As part of the launch of the expedition, patron and adventurer Levison Wood gave an exclusive interview on inspiration, women in adventure and why he's never done a Polar journey...
On surprises in adventuring..
Incredibly, I am still surprised. There are so many places that defy expectation and defy the stereotypes that have built up around them. Countries like Iraq and Afghanistan get all sorts of attention in the media, often for all the wrong reasons – but the people in both countries are some of the most friendly and hospitable that I’ve met. There are surprises around every corner when you travel – I recently saw some incredible views in Russia that I hadn’t expected and in Mexico I chanced across unknown pyramids.

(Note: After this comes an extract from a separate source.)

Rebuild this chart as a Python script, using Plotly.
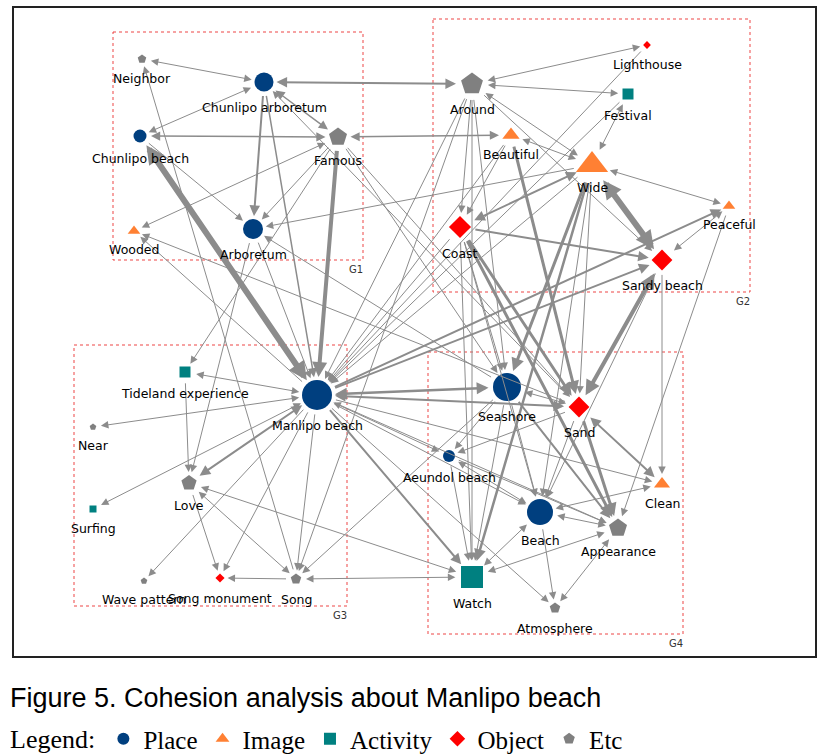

Most of the people I meet are pretty inspirational – and I’ve been lucky enough to meet some real heroes on the road, such as being invited to a audience with His Holiness the Dalai Lama. Most recently though, my friend Alberto has taught me a lot about life and been a great inspiration. At the drop of a hat, he left his life as a studio photographer behind and came on the road with me – walking from his home in Mexico, the length of the Americas, to reach Colombia. He’d hardly walked before and certainly wasn’t versed in expeditions or the challenges of that. But he embraced it all with such a sense of adventure and fun, and most importantly an incredible sense of humour.
On female role models in adventure travel..
Sadly there aren’t enough women getting the opportunities in adventure travel and of course I’ll always encourage them to get involved. But there are some great role models – from the historic greats like Freya Stark and Gertrude Bell, to modern day heroines like Nepali mountaineer Pasang Sherpa, who has achieved incredible charitable work in the aftermath of the earthquake, as well as her impressive summit feats or Hanli Prinsloo, a free diver who founded a marine conservation charity alongside her underwater record-holding adventures.
On Polar travel..
I suppose in truth I am more of a warm weather kind of person – but polar travel is definitely on my bucket list.
I suppose I’d see the major challenge of polar travel is dealing with the relentless landscape, which doesn’t change for days, or even weeks on end. This is pretty unique – even the desert has some variety. You’re out there in the icy cold with very little support and completely at the mercy of the weather.
On the importance of adventurers and expeditioners supporting each other..
It’s so important to support each other. Ultimately we are all trying to keep the great traditions of British exploration alive and we are all on the same side.